- _Provided data_
══════════════════════════════

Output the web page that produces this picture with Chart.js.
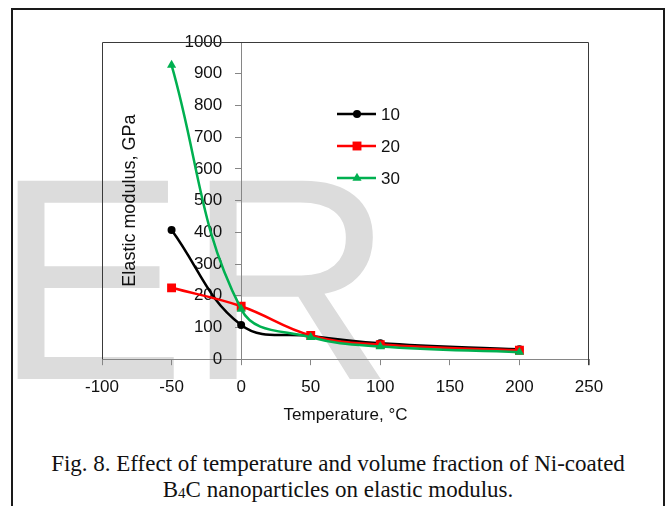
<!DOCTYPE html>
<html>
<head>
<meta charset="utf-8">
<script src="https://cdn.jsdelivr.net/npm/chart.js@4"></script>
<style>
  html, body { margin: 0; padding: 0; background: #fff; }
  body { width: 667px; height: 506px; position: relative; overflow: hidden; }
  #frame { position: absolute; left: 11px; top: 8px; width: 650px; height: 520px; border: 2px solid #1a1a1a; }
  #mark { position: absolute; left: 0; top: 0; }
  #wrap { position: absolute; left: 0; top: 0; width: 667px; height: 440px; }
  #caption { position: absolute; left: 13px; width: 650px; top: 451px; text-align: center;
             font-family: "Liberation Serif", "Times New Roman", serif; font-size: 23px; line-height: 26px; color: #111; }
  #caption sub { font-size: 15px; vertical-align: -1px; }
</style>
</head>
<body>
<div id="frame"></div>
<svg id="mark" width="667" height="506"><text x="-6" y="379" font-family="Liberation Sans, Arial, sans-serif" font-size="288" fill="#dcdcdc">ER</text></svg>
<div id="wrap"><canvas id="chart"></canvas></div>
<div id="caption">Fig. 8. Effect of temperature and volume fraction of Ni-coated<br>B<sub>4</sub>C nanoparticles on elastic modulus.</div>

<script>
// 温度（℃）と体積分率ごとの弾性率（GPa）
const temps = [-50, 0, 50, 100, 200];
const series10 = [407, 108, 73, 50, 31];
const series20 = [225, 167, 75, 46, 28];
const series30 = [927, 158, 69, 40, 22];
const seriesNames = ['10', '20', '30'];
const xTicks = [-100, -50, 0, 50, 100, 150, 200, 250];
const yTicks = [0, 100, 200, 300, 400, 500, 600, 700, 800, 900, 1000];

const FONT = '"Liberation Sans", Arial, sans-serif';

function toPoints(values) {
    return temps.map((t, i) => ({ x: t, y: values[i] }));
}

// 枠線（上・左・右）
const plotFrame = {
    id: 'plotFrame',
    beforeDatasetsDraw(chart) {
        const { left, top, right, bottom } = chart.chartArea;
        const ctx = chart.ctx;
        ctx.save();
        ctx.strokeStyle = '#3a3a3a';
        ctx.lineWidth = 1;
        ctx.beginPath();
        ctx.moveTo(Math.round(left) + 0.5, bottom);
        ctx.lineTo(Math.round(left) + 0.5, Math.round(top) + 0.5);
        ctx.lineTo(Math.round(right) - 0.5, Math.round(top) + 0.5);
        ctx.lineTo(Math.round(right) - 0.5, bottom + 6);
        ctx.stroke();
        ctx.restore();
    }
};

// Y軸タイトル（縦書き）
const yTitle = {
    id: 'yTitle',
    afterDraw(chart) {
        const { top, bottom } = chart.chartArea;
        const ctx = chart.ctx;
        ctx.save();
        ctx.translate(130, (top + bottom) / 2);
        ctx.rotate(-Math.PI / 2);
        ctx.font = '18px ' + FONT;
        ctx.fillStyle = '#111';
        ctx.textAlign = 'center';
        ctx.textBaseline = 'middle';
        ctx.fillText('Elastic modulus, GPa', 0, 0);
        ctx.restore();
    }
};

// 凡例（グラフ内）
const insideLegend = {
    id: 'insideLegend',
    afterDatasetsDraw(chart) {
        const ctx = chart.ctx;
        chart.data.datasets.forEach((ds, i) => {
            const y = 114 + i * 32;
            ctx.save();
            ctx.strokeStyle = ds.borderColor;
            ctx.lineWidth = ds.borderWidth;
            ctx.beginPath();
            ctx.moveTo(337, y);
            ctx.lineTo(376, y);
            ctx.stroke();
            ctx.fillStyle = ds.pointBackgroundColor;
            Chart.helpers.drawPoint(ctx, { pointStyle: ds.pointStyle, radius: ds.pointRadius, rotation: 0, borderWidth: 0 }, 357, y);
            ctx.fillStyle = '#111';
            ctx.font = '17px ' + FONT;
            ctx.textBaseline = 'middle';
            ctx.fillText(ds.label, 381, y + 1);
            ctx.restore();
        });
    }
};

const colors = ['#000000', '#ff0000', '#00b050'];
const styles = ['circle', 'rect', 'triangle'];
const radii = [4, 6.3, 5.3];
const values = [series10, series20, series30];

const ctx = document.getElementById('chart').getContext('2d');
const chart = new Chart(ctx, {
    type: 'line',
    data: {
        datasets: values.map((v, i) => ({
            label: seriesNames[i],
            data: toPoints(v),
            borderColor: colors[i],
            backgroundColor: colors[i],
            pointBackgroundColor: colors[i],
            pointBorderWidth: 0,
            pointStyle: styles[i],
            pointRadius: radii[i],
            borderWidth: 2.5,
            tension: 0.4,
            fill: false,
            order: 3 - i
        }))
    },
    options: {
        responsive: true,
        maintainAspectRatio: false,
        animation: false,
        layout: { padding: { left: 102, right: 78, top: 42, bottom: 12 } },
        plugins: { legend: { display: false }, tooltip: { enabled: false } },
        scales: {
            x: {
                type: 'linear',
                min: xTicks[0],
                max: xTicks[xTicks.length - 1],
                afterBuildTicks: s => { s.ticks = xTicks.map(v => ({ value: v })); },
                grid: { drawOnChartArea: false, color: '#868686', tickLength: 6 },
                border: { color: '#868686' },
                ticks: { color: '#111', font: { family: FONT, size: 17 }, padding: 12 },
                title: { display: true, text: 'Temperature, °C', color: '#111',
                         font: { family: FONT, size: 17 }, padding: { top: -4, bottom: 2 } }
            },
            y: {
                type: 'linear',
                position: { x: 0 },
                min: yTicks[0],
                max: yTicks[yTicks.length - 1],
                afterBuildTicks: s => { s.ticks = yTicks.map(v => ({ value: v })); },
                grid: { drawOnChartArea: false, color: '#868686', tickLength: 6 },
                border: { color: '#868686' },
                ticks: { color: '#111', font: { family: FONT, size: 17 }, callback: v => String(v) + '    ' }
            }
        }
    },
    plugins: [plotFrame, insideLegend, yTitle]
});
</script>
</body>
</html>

══════════════════════════════

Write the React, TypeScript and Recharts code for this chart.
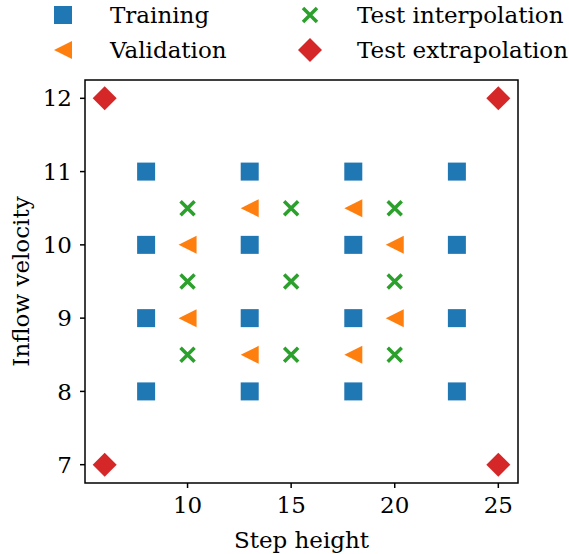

══════════════════════════════

Do not include pictures. Give again exactly the lines starting at the one with "Output the web" and ending at the one with "on elastic modulus.</div>", both included.

- _Answer to the task_
Output the web page that produces this picture with Chart.js.
<!DOCTYPE html>
<html>
<head>
<meta charset="utf-8">
<script src="https://cdn.jsdelivr.net/npm/chart.js@4"></script>
<style>
  html, body { margin: 0; padding: 0; background: #fff; }
  body { width: 667px; height: 506px; position: relative; overflow: hidden; }
  #frame { position: absolute; left: 11px; top: 8px; width: 650px; height: 520px; border: 2px solid #1a1a1a; }
  #mark { position: absolute; left: 0; top: 0; }
  #wrap { position: absolute; left: 0; top: 0; width: 667px; height: 440px; }
  #caption { position: absolute; left: 13px; width: 650px; top: 451px; text-align: center;
             font-family: "Liberation Serif", "Times New Roman", serif; font-size: 23px; line-height: 26px; color: #111; }
  #caption sub { font-size: 15px; vertical-align: -1px; }
</style>
</head>
<body>
<div id="frame"></div>
<svg id="mark" width="667" height="506"><text x="-6" y="379" font-family="Liberation Sans, Arial, sans-serif" font-size="288" fill="#dcdcdc">ER</text></svg>
<div id="wrap"><canvas id="chart"></canvas></div>
<div id="caption">Fig. 8. Effect of temperature and volume fraction of Ni-coated<br>B<sub>4</sub>C nanoparticles on elastic modulus.</div>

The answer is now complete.